I don't really have a security blanket... unless you count Mr. Pointy.

Buffy ,'Lessons'


Spike's Bitches 34: They're All Slime and Antlers  

[NAFDA] Spike-centric discussion. Lusty, lewd (only occasionally crude), risque (and frisque), bawdy (Oh, lawdy!), flirty ('cuz we're purty), raunchy talk inside. Caveat lector.


sj - Mar 07, 2007 4:28:57 pm PST #9392 of 10001
"There are few hours in life more agreeable than the hour dedicated to the ceremony known as afternoon tea."

Yay for a lower temp for S! I hope you are both all better soon.


-t - Mar 07, 2007 4:36:33 pm PST #9393 of 10001
I am a woman of various inclinations and only some of the time are they to burn everything down in frustration

here's hoping she's through the worst of it.

I'll drink to that!


Sean K - Mar 07, 2007 5:06:16 pm PST #9394 of 10001
You can't leave me to my own devices; my devices are Nap and Eat. -Zenkitty

I think we both have actual frigging flu. This is potentially dangerous for S, but so far she's doing okay. FLU!

I was telling S all day yesterday that I thought I had bubonic bird flu death SARS, as that's how bad I felt.


beth b - Mar 07, 2007 5:26:40 pm PST #9395 of 10001
oh joy! Oh Rapture ! I have a brain!

sanity ma~~ to ND.

and let's ask for some for Matt. New job is not living up to promises, and old job... let's just say I can't make a clear cut decsion.


Sean K - Mar 07, 2007 5:48:43 pm PST #9396 of 10001
You can't leave me to my own devices; my devices are Nap and Eat. -Zenkitty

New job is not living up to promises,

Oh no. Dammit. That's very very uncool. Jobs need to start being better to Matt very very very soon.


DavidS - Mar 07, 2007 5:58:29 pm PST #9397 of 10001
"Look, son, if it's good enough for Shirley Bassey, it's good enough for you."

Hello. I am not dead. REPEAT: NOT. DEAD.

Excellent news, Erin! I totally prefer you alive.

let's just say I can't make a clear cut decsion.

I can!
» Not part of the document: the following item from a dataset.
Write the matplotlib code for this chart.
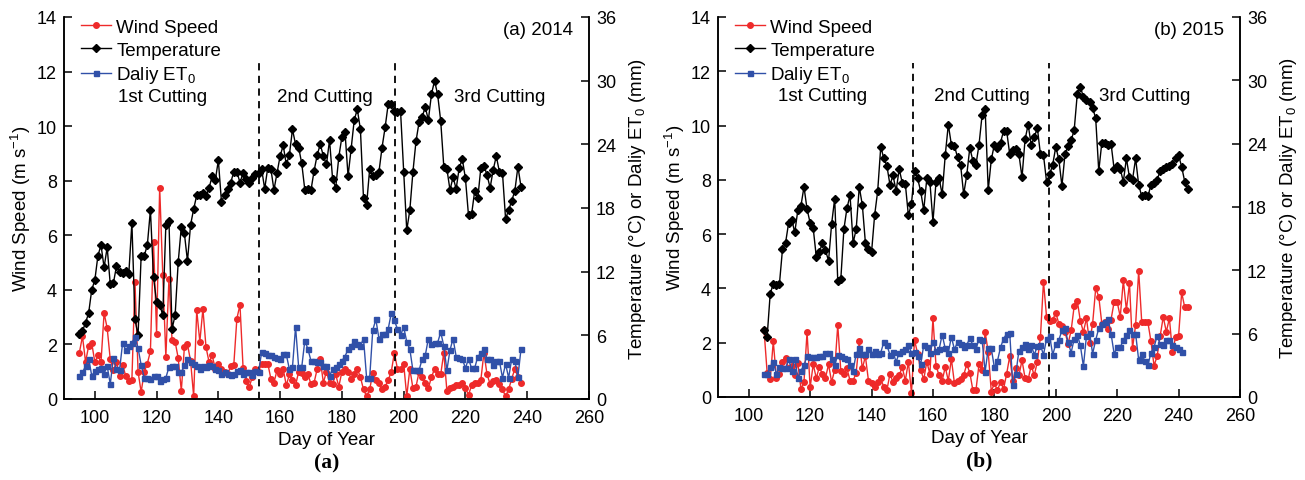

I'm going to beat him up with a piece of Hot Wheels track if he goes back to the old job.

More importantly, he'll lose his right to complain forever and ever.


Strix - Mar 07, 2007 6:04:02 pm PST #9398 of 10001
A dress should be tight enough to show you're a woman but loose enough to flee from zombies. — Ginger

Damn. My post about my student totally got ate. I am alive, and although sleepless and cranky, likely to be so tomorrow.

But I gotta type it again: my students in my last hour, given the order to use all of the vocab words from the last chapter in aa story-in-the-round came up with a paean to one of my more outspoken girl's crampy girly-bits. (Mixed gender effort, here)

What I remember best is "Her pituitary-driven quarrelling uterus exploded from the impetus of her muscadine-sized ovaries, which were the texture of eggshell pecans."

I am equal parts proud and horrified. I am obviously a Very Bad Role Model.


Aims - Mar 07, 2007 6:05:51 pm PST #9399 of 10001
Shit's all sorts of different now.

Good Lords, Erin.

Good thing you didn't put "man" or "root" on that list.


Strix - Mar 07, 2007 6:14:18 pm PST #9400 of 10001
A dress should be tight enough to show you're a woman but loose enough to flee from zombies. — Ginger

Uterus and ovaries were their own add-on's.

The list included: pituitary, exploded, impetus, muscadines, eggshell pecans.

V. was complaining about her "crampy uterus." One of my senior boys got up and drew a uterus (uterus, not hoo-ha; he's taking Anatomy) on the board, I redirected to the vocab exercise, and...well.


beth b - Mar 07, 2007 6:16:27 pm PST #9401 of 10001
oh joy! Oh Rapture ! I have a brain!

Understood David. and really, he does too.

and I made rules if he decides to go back .

But honestly, the new job has some major craziness.

But then again , I think the entire IT world needs to wake up and smell the coffee. Haveing an expert do their job , is worth dollars, and actual hours spent doing the job shouldn't matter.